* Your task *
Starting at the first line of the data, please print exactly those lines through the one that holds "err_m = [1.0] * len(d_m)", omitting every picture.

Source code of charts
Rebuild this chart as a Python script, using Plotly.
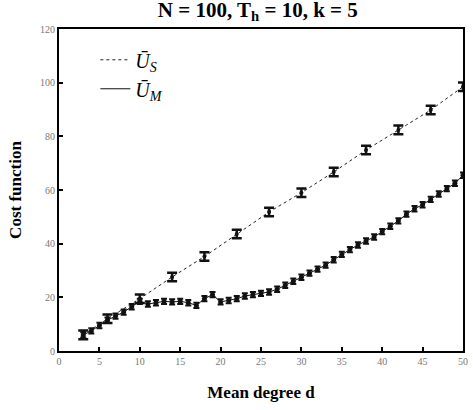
import plotly.graph_objects as go

# Mean degree d for U_M
d_m = list(range(3, 51))
u_m = [6.0, 7.5, 9.5, 11.5, 13.0, 14.5, 16.5, 18.5, 17.5, 18.0,
       18.5, 18.3, 18.5, 18.0, 17.0, 19.5, 21.0, 18.3, 18.8, 19.5,
       20.5, 21.0, 21.5, 22.0, 23.0, 24.5, 26.0, 27.5, 29.0, 30.5,
       32.0, 34.0, 36.0, 37.8, 39.5, 41.0, 42.5, 44.5, 46.5, 48.5,
       51.0, 53.0, 54.5, 56.5, 58.5, 60.5, 62.5, 65.5]
err_m = [1.0] * len(d_m)

# U_S
d_s = [3, 6, 10, 14, 18, 22, 26, 30, 34, 38, 42, 46, 50]
u_s = [6.0, 12.0, 19.5, 27.6, 35.2, 43.6, 51.8, 59.0, 66.7, 74.9, 82.4, 89.8, 98.5]
err_s = [1.6] * len(d_s)

x_ticks = [0, 5, 10, 15, 20, 25, 30, 35, 40, 45, 50]
y_ticks = [0, 20, 40, 60, 80, 100, 120]

serif = "Liberation Serif"

fig = go.Figure()
fig.add_trace(go.Scatter(
    x=d_s, y=u_s, mode="lines", name="<i>Ū<sub>S</sub></i>",
    line=dict(color="#222", width=1, dash="dot"),
))
fig.add_trace(go.Scatter(
    x=d_m, y=u_m, mode="lines", name="<i>Ū<sub>M</sub></i>",
    line=dict(color="#111", width=1),
))
fig.add_trace(go.Scatter(
    x=d_s, y=u_s, mode="markers", showlegend=False,
    marker=dict(size=4, color="#111"),
    error_y=dict(type="data", array=err_s, color="#111", thickness=2.5, width=5),
))
fig.add_trace(go.Scatter(
    x=d_m, y=u_m, mode="markers", showlegend=False,
    marker=dict(size=5, color="#111"),
    error_y=dict(type="data", array=err_m, color="#111", thickness=2, width=3),
))

fig.update_layout(
    width=473, height=410,
    margin=dict(l=59, r=10, t=29, b=59),
    paper_bgcolor="white", plot_bgcolor="white",
    font=dict(family=serif, color="black"),
    title=dict(text="<b>N = 100, T<sub>h</sub> = 10, k = 5</b>", x=0.545, xanchor="center",
               y=0.995, yanchor="top", font=dict(family=serif, size=21, color="black")),
    legend=dict(x=0.09, y=0.965, xanchor="left", yanchor="top",
                bgcolor="rgba(0,0,0,0)", font=dict(family=serif, size=20, color="black")),
    showlegend=True,
)
fig.update_xaxes(
    range=[0, 50], tickvals=x_ticks, ticks="inside", ticklen=4, mirror=True,
    tickcolor="black", tickwidth=1.5,
    showline=True, linecolor="black", linewidth=2, showgrid=False, zeroline=False,
    tickfont=dict(family=serif, size=10, color="#777"),
    title=dict(text="<b>Mean degree d</b>", font=dict(family=serif, size=17, color="black"), standoff=20),
    automargin=False,
)
fig.update_yaxes(
    range=[0, 120], tickvals=y_ticks, ticks="inside", ticklen=4, mirror=True,
    tickcolor="black", tickwidth=1.5,
    showline=True, linecolor="black", linewidth=2, showgrid=False, zeroline=False,
    tickfont=dict(family=serif, size=10, color="#777"),
    title=dict(text="<b>Cost function</b>", font=dict(family=serif, size=17, color="black"), standoff=14),
    automargin=False,
)

fig.write_html("out.html", config={"displayModeBar": False},
               post_script="document.body.style.margin='0';")
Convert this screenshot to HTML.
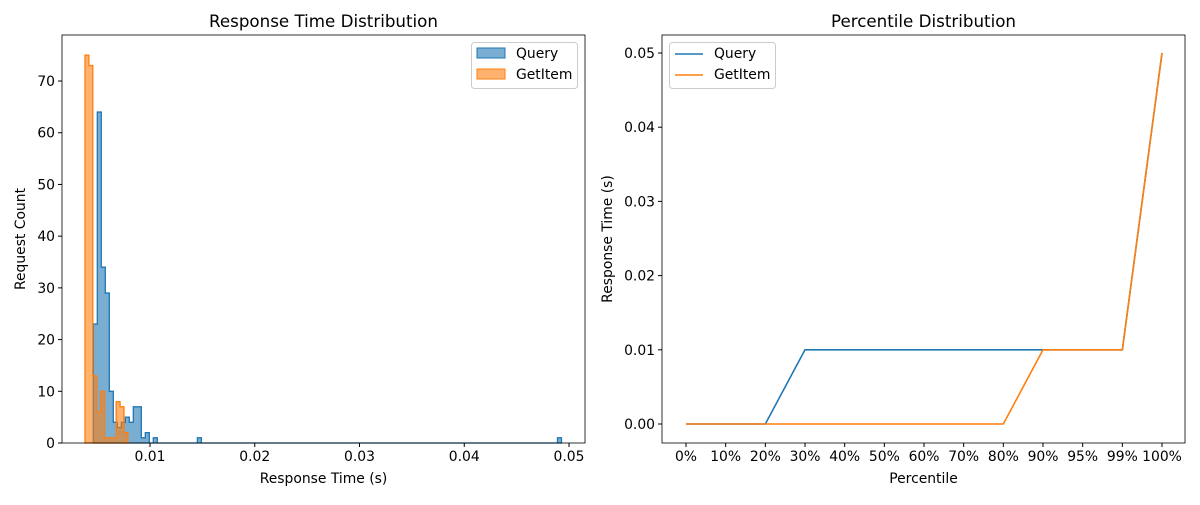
<!DOCTYPE html>
<html><head><meta charset="utf-8"><style>
body{margin:0;background:#fff;}
svg{font-family:"DejaVu Sans","Liberation Sans",sans-serif;}
</style></head><body>
<svg id="c" width="1200" height="500" xmlns="http://www.w3.org/2000/svg"></svg>
<script>
// Left histogram data
const queryBinWidth = 0.000382;
const queryStart = 0.004587;
const queryBinIndex = [0,1,2,3,4,5,6,7,8,9,10,11,12,13,15,26,116];
const queryCounts = [23,64,34,29,10,4,3,4,5,4,7,7,1,2,1,1,1];
const getitemBinWidth = 0.000372;
const getitemStart = 0.003795;
const getitemCounts = [75,73,13,6,10,1,1,1,8,7,2];
const histXTicks = [0.01,0.02,0.03,0.04,0.05];
const histXTickLabels = ["0.01","0.02","0.03","0.04","0.05"];
const histYTicks = [0,10,20,30,40,50,60,70];
// Right percentile data
const percentileLabels = ["0%","10%","20%","30%","40%","50%","60%","70%","80%","90%","95%","99%","100%"];
const queryPercentiles = [0,0,0,0.01,0.01,0.01,0.01,0.01,0.01,0.01,0.01,0.01,0.05];
const getitemPercentiles = [0,0,0,0,0,0,0,0,0,0.01,0.01,0.01,0.05];
const pctYTicks = [0,0.01,0.02,0.03,0.04,0.05];
const pctYTickLabels = ["0.00","0.01","0.02","0.03","0.04","0.05"];

const NS="http://www.w3.org/2000/svg";
const svg=document.getElementById('c');
function mk(tag,attrs,parent,text){const e=document.createElementNS(NS,tag);for(const k in attrs)e.setAttribute(k,attrs[k]);if(text!==undefined)e.textContent=text;(parent||svg).appendChild(e);return e;}
const BLUE="#1f77b4",ORANGE="#ff7f0e";
const FS=13.9, TFS=16.7;

// ---------- Left ----------
const L={x0:62,x1:585,y0:35,y1:443};
const hx=v=>45.25+v*10475;
const hy=v=>443-v*5.171;
const gL=mk('g',{});


function histPath(start,w,counts){
  let d=`M${hx(start)},${hy(0)}`;
  counts.forEach((c,i)=>{const a=hx(start+i*w),b=hx(start+(i+1)*w);d+=` L${a},${hy(c)} L${b},${hy(c)}`;});
  d+=` L${hx(start+counts.length*w)},${hy(0)} Z`;return d;
}
const qDense=[];const qLen=queryBinIndex[queryBinIndex.length-1]+1;
for(let i=0;i<qLen;i++)qDense.push(0);
queryBinIndex.forEach((b,i)=>{qDense[b]=queryCounts[i];});
const qp=mk('path',{d:histPath(queryStart,queryBinWidth,qDense),fill:BLUE,'fill-opacity':0.6,stroke:BLUE,'stroke-width':1.3},gL);


const gp=mk('path',{d:histPath(getitemStart,getitemBinWidth,getitemCounts),fill:ORANGE,'fill-opacity':0.6,stroke:ORANGE,'stroke-width':1.3},gL);


mk('rect',{x:L.x0,y:L.y0,width:L.x1-L.x0,height:L.y1-L.y0,fill:'none',stroke:'#000','stroke-width':0.8},gL);
histXTicks.forEach((t,i)=>{const x=hx(t);mk('line',{x1:x,x2:x,y1:L.y1,y2:L.y1+4,stroke:'#000'},gL);
  const tl=mk('text',{x:x,y:L.y1+18,'font-size':FS,'text-anchor':'middle'},gL,histXTickLabels[i]);
  
  });
histYTicks.forEach(t=>{const y=hy(t);mk('line',{x1:L.x0-4,x2:L.x0,y1:y,y2:y,stroke:'#000'},gL);
  const tl=mk('text',{x:L.x0-7,y:y+5,'font-size':FS,'text-anchor':'end'},gL,String(t));
  
  });
let t=mk('text',{x:(L.x0+L.x1)/2,y:27,'font-size':TFS,'text-anchor':'middle'},gL,'Response Time Distribution');

t=mk('text',{x:(L.x0+L.x1)/2,y:483,'font-size':FS,'text-anchor':'middle'},gL,'Response Time (s)');

t=mk('text',{x:0,y:0,'font-size':FS,'text-anchor':'middle',transform:`translate(25,${(L.y0+L.y1)/2}) rotate(-90)`},gL,'Request Count');

// legend left
const lg=mk('g',{},gL);


mk('rect',{x:471.5,y:42.5,width:106,height:46,rx:3,fill:'#fff',stroke:'#ccc'},lg);
mk('rect',{x:477,y:48,width:28,height:10,fill:BLUE,'fill-opacity':0.6,stroke:BLUE},lg);
mk('text',{x:516,y:58,'font-size':FS},lg,'Query');
mk('rect',{x:477,y:69,width:28,height:10,fill:ORANGE,'fill-opacity':0.6,stroke:ORANGE},lg);
mk('text',{x:516,y:79,'font-size':FS},lg,'GetItem');

// ---------- Right ----------
const R={x0:662,x1:1185,y0:35,y1:443};
const px=i=>686+i*39.667;
const py=v=>424-v*7420;
const gR=mk('g',{});


mk('rect',{x:R.x0,y:R.y0,width:R.x1-R.x0,height:R.y1-R.y0,fill:'none',stroke:'#000','stroke-width':0.8},gR);
percentileLabels.forEach((l,i)=>{const x=px(i);mk('line',{x1:x,x2:x,y1:R.y1,y2:R.y1+4,stroke:'#000'},gR);
  const tl=mk('text',{x:x,y:R.y1+18,'font-size':FS,'text-anchor':'middle'},gR,l);
  
  });
pctYTicks.forEach((v,i)=>{const y=py(v);mk('line',{x1:R.x0-4,x2:R.x0,y1:y,y2:y,stroke:'#000'},gR);
  const tl=mk('text',{x:R.x0-7,y:y+5,'font-size':FS,'text-anchor':'end'},gR,pctYTickLabels[i]);
  
  });
const ql=mk('polyline',{points:queryPercentiles.map((v,i)=>px(i)+','+py(v)).join(' '),fill:'none',stroke:BLUE,'stroke-width':1.6},gR);


const gl=mk('polyline',{points:getitemPercentiles.map((v,i)=>px(i)+','+py(v)).join(' '),fill:'none',stroke:ORANGE,'stroke-width':1.6},gR);


t=mk('text',{x:(R.x0+R.x1)/2,y:27,'font-size':TFS,'text-anchor':'middle'},gR,'Percentile Distribution');

t=mk('text',{x:(R.x0+R.x1)/2,y:483,'font-size':FS,'text-anchor':'middle'},gR,'Percentile');

t=mk('text',{x:0,y:0,'font-size':FS,'text-anchor':'middle',transform:`translate(612,${(R.y0+R.y1)/2}) rotate(-90)`},gR,'Response Time (s)');

const lr=mk('g',{},gR);


mk('rect',{x:669.5,y:42.5,width:106,height:46,rx:3,fill:'#fff',stroke:'#ccc'},lr);
mk('line',{x1:675,x2:703,y1:54,y2:54,stroke:BLUE,'stroke-width':1.6},lr);
mk('text',{x:714,y:58,'font-size':FS},lr,'Query');
mk('line',{x1:675,x2:703,y1:75,y2:75,stroke:ORANGE,'stroke-width':1.6},lr);
mk('text',{x:714,y:79,'font-size':FS},lr,'GetItem');
</script>
</body></html>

* The answer *
Rebuild this chart as a Python script, using Plotly.
import plotly.graph_objects as go

# Mean degree d for U_M
d_m = list(range(3, 51))
u_m = [6.0, 7.5, 9.5, 11.5, 13.0, 14.5, 16.5, 18.5, 17.5, 18.0,
       18.5, 18.3, 18.5, 18.0, 17.0, 19.5, 21.0, 18.3, 18.8, 19.5,
       20.5, 21.0, 21.5, 22.0, 23.0, 24.5, 26.0, 27.5, 29.0, 30.5,
       32.0, 34.0, 36.0, 37.8, 39.5, 41.0, 42.5, 44.5, 46.5, 48.5,
       51.0, 53.0, 54.5, 56.5, 58.5, 60.5, 62.5, 65.5]
err_m = [1.0] * len(d_m)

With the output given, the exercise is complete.